> **INSTRUCTIONS FOR THE TASK**: Each line below must be set down exactly; omit any image you find.

—————

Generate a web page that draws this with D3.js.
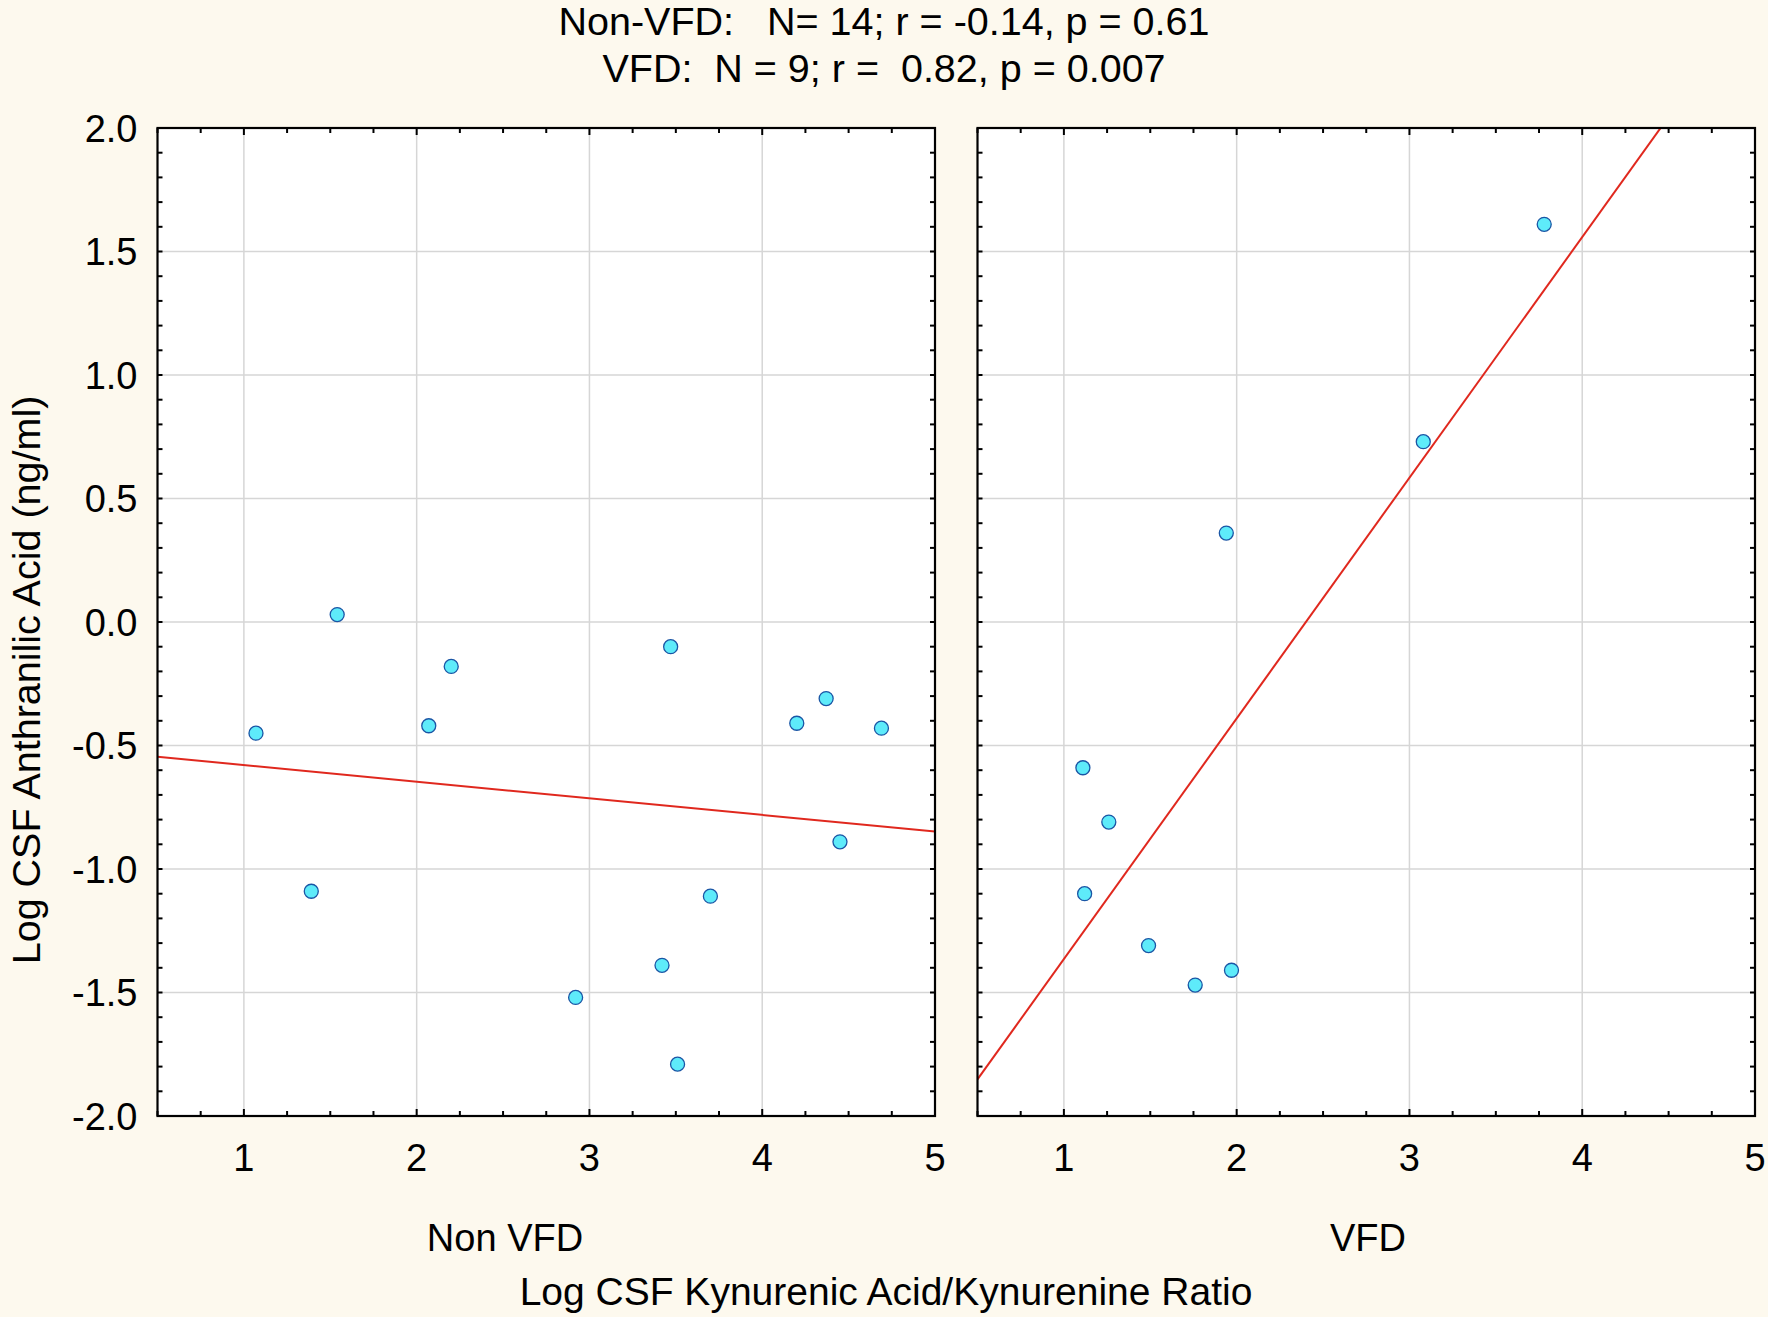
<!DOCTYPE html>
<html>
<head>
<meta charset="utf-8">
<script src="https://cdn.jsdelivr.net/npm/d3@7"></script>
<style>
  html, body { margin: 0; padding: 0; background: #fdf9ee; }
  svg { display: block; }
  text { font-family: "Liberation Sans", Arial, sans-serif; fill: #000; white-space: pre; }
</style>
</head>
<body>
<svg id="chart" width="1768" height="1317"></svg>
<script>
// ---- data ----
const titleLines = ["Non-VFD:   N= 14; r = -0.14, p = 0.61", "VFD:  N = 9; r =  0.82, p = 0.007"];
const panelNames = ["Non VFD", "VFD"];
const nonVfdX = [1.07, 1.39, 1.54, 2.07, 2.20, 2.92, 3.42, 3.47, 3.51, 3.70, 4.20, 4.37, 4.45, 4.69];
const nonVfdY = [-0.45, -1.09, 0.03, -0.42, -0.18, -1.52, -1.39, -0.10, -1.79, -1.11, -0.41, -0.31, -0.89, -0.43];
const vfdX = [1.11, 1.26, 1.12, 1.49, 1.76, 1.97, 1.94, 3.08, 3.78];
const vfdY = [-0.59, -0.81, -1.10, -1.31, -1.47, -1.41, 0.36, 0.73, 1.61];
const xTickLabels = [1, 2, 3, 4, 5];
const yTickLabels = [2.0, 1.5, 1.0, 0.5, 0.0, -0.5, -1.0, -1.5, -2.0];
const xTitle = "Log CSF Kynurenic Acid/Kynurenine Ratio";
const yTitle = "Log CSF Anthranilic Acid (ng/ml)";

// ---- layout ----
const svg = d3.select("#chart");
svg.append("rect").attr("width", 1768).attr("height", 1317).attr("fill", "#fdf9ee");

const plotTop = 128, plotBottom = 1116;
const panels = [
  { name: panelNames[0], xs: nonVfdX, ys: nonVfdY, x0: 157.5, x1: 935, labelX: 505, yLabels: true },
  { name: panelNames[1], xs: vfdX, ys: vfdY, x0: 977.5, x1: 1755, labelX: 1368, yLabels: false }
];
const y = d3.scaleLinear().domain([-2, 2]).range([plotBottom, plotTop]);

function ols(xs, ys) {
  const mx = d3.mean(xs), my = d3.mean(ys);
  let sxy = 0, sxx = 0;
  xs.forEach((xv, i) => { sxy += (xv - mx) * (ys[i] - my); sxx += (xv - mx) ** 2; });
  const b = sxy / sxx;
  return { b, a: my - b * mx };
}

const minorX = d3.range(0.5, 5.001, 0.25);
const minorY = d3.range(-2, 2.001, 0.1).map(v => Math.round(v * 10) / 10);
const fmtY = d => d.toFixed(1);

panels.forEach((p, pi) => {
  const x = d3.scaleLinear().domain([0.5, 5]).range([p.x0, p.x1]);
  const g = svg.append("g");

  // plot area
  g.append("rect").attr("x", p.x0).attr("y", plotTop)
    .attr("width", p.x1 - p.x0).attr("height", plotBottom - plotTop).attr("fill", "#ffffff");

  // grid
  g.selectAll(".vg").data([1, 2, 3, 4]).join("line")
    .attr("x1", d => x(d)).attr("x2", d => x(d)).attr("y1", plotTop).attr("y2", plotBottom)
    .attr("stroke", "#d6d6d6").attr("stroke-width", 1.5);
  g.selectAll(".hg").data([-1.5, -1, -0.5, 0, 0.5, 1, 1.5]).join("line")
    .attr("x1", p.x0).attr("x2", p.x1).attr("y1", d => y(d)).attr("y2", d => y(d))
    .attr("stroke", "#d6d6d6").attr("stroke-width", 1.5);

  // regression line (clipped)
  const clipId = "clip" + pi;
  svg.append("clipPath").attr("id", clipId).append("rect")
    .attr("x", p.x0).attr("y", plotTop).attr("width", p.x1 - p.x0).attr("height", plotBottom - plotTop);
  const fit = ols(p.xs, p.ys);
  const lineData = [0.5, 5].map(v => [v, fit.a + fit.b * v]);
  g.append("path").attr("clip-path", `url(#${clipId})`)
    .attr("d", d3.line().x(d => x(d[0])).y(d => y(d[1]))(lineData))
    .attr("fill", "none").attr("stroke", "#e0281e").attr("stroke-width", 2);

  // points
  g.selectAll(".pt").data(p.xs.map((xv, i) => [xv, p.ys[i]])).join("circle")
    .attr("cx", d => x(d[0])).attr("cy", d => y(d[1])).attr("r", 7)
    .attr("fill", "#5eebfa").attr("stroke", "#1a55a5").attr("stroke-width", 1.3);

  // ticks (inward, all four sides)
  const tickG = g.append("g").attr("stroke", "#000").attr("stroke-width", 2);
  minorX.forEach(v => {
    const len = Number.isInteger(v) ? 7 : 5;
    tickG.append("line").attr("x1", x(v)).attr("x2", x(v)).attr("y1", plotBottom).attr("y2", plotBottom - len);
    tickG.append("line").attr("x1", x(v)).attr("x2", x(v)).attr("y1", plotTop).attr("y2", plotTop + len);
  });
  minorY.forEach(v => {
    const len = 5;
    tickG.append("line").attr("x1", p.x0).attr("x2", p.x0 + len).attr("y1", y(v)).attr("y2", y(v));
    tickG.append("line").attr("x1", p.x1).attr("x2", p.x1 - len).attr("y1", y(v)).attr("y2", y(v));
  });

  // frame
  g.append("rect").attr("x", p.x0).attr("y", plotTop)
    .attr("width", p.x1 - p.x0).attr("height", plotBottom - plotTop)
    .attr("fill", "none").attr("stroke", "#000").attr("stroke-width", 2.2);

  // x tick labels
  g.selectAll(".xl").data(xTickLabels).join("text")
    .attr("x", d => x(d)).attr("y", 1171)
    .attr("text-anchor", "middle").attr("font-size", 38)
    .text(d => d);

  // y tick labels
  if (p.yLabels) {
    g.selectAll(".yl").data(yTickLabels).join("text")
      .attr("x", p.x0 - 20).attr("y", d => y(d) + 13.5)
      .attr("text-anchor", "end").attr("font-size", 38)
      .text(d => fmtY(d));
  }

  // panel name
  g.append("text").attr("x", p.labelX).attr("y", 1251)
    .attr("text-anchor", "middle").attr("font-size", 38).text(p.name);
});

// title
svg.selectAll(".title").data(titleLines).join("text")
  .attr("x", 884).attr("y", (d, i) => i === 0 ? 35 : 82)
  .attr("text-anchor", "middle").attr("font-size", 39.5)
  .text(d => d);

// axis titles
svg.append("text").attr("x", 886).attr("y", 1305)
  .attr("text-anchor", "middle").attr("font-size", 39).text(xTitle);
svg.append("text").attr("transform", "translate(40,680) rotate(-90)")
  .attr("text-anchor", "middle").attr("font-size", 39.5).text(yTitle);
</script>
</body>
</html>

—————

> **SOLUTION FOR THIS EXERCISE**:
Generate a web page that draws this with D3.js.
<!DOCTYPE html>
<html>
<head>
<meta charset="utf-8">
<script src="https://cdn.jsdelivr.net/npm/d3@7"></script>
<style>
  html, body { margin: 0; padding: 0; background: #fdf9ee; }
  svg { display: block; }
  text { font-family: "Liberation Sans", Arial, sans-serif; fill: #000; white-space: pre; }
</style>
</head>
<body>
<svg id="chart" width="1768" height="1317"></svg>
<script>
// ---- data ----
const titleLines = ["Non-VFD:   N= 14; r = -0.14, p = 0.61", "VFD:  N = 9; r =  0.82, p = 0.007"];
const panelNames = ["Non VFD", "VFD"];
const nonVfdX = [1.07, 1.39, 1.54, 2.07, 2.20, 2.92, 3.42, 3.47, 3.51, 3.70, 4.20, 4.37, 4.45, 4.69];
const nonVfdY = [-0.45, -1.09, 0.03, -0.42, -0.18, -1.52, -1.39, -0.10, -1.79, -1.11, -0.41, -0.31, -0.89, -0.43];
const vfdX = [1.11, 1.26, 1.12, 1.49, 1.76, 1.97, 1.94, 3.08, 3.78];
const vfdY = [-0.59, -0.81, -1.10, -1.31, -1.47, -1.41, 0.36, 0.73, 1.61];
const xTickLabels = [1, 2, 3, 4, 5];
const yTickLabels = [2.0, 1.5, 1.0, 0.5, 0.0, -0.5, -1.0, -1.5, -2.0];
const xTitle = "Log CSF Kynurenic Acid/Kynurenine Ratio";
const yTitle = "Log CSF Anthranilic Acid (ng/ml)";

// ---- layout ----
const svg = d3.select("#chart");
svg.append("rect").attr("width", 1768).attr("height", 1317).attr("fill", "#fdf9ee");

const plotTop = 128, plotBottom = 1116;
const panels = [
  { name: panelNames[0], xs: nonVfdX, ys: nonVfdY, x0: 157.5, x1: 935, labelX: 505, yLabels: true },
  { name: panelNames[1], xs: vfdX, ys: vfdY, x0: 977.5, x1: 1755, labelX: 1368, yLabels: false }
];
const y = d3.scaleLinear().domain([-2, 2]).range([plotBottom, plotTop]);

function ols(xs, ys) {
  const mx = d3.mean(xs), my = d3.mean(ys);
  let sxy = 0, sxx = 0;
  xs.forEach((xv, i) => { sxy += (xv - mx) * (ys[i] - my); sxx += (xv - mx) ** 2; });
  const b = sxy / sxx;
  return { b, a: my - b * mx };
}

const minorX = d3.range(0.5, 5.001, 0.25);
const minorY = d3.range(-2, 2.001, 0.1).map(v => Math.round(v * 10) / 10);
const fmtY = d => d.toFixed(1);

panels.forEach((p, pi) => {
  const x = d3.scaleLinear().domain([0.5, 5]).range([p.x0, p.x1]);
  const g = svg.append("g");

  // plot area
  g.append("rect").attr("x", p.x0).attr("y", plotTop)
    .attr("width", p.x1 - p.x0).attr("height", plotBottom - plotTop).attr("fill", "#ffffff");

  // grid
  g.selectAll(".vg").data([1, 2, 3, 4]).join("line")
    .attr("x1", d => x(d)).attr("x2", d => x(d)).attr("y1", plotTop).attr("y2", plotBottom)
    .attr("stroke", "#d6d6d6").attr("stroke-width", 1.5);
  g.selectAll(".hg").data([-1.5, -1, -0.5, 0, 0.5, 1, 1.5]).join("line")
    .attr("x1", p.x0).attr("x2", p.x1).attr("y1", d => y(d)).attr("y2", d => y(d))
    .attr("stroke", "#d6d6d6").attr("stroke-width", 1.5);

  // regression line (clipped)
  const clipId = "clip" + pi;
  svg.append("clipPath").attr("id", clipId).append("rect")
    .attr("x", p.x0).attr("y", plotTop).attr("width", p.x1 - p.x0).attr("height", plotBottom - plotTop);
  const fit = ols(p.xs, p.ys);
  const lineData = [0.5, 5].map(v => [v, fit.a + fit.b * v]);
  g.append("path").attr("clip-path", `url(#${clipId})`)
    .attr("d", d3.line().x(d => x(d[0])).y(d => y(d[1]))(lineData))
    .attr("fill", "none").attr("stroke", "#e0281e").attr("stroke-width", 2);

  // points
  g.selectAll(".pt").data(p.xs.map((xv, i) => [xv, p.ys[i]])).join("circle")
    .attr("cx", d => x(d[0])).attr("cy", d => y(d[1])).attr("r", 7)
    .attr("fill", "#5eebfa").attr("stroke", "#1a55a5").attr("stroke-width", 1.3);

  // ticks (inward, all four sides)
  const tickG = g.append("g").attr("stroke", "#000").attr("stroke-width", 2);
  minorX.forEach(v => {
    const len = Number.isInteger(v) ? 7 : 5;
    tickG.append("line").attr("x1", x(v)).attr("x2", x(v)).attr("y1", plotBottom).attr("y2", plotBottom - len);
    tickG.append("line").attr("x1", x(v)).attr("x2", x(v)).attr("y1", plotTop).attr("y2", plotTop + len);
  });
  minorY.forEach(v => {
    const len = 5;
    tickG.append("line").attr("x1", p.x0).attr("x2", p.x0 + len).attr("y1", y(v)).attr("y2", y(v));
    tickG.append("line").attr("x1", p.x1).attr("x2", p.x1 - len).attr("y1", y(v)).attr("y2", y(v));
  });

  // frame
  g.append("rect").attr("x", p.x0).attr("y", plotTop)
    .attr("width", p.x1 - p.x0).attr("height", plotBottom - plotTop)
    .attr("fill", "none").attr("stroke", "#000").attr("stroke-width", 2.2);

  // x tick labels
  g.selectAll(".xl").data(xTickLabels).join("text")
    .attr("x", d => x(d)).attr("y", 1171)
    .attr("text-anchor", "middle").attr("font-size", 38)
    .text(d => d);

  // y tick labels
  if (p.yLabels) {
    g.selectAll(".yl").data(yTickLabels).join("text")
      .attr("x", p.x0 - 20).attr("y", d => y(d) + 13.5)
      .attr("text-anchor", "end").attr("font-size", 38)
      .text(d => fmtY(d));
  }

  // panel name
  g.append("text").attr("x", p.labelX).attr("y", 1251)
    .attr("text-anchor", "middle").attr("font-size", 38).text(p.name);
});

// title
svg.selectAll(".title").data(titleLines).join("text")
  .attr("x", 884).attr("y", (d, i) => i === 0 ? 35 : 82)
  .attr("text-anchor", "middle").attr("font-size", 39.5)
  .text(d => d);

// axis titles
svg.append("text").attr("x", 886).attr("y", 1305)
  .attr("text-anchor", "middle").attr("font-size", 39).text(xTitle);
svg.append("text").attr("transform", "translate(40,680) rotate(-90)")
  .attr("text-anchor", "middle").attr("font-size", 39.5).text(yTitle);
</script>
</body>
</html>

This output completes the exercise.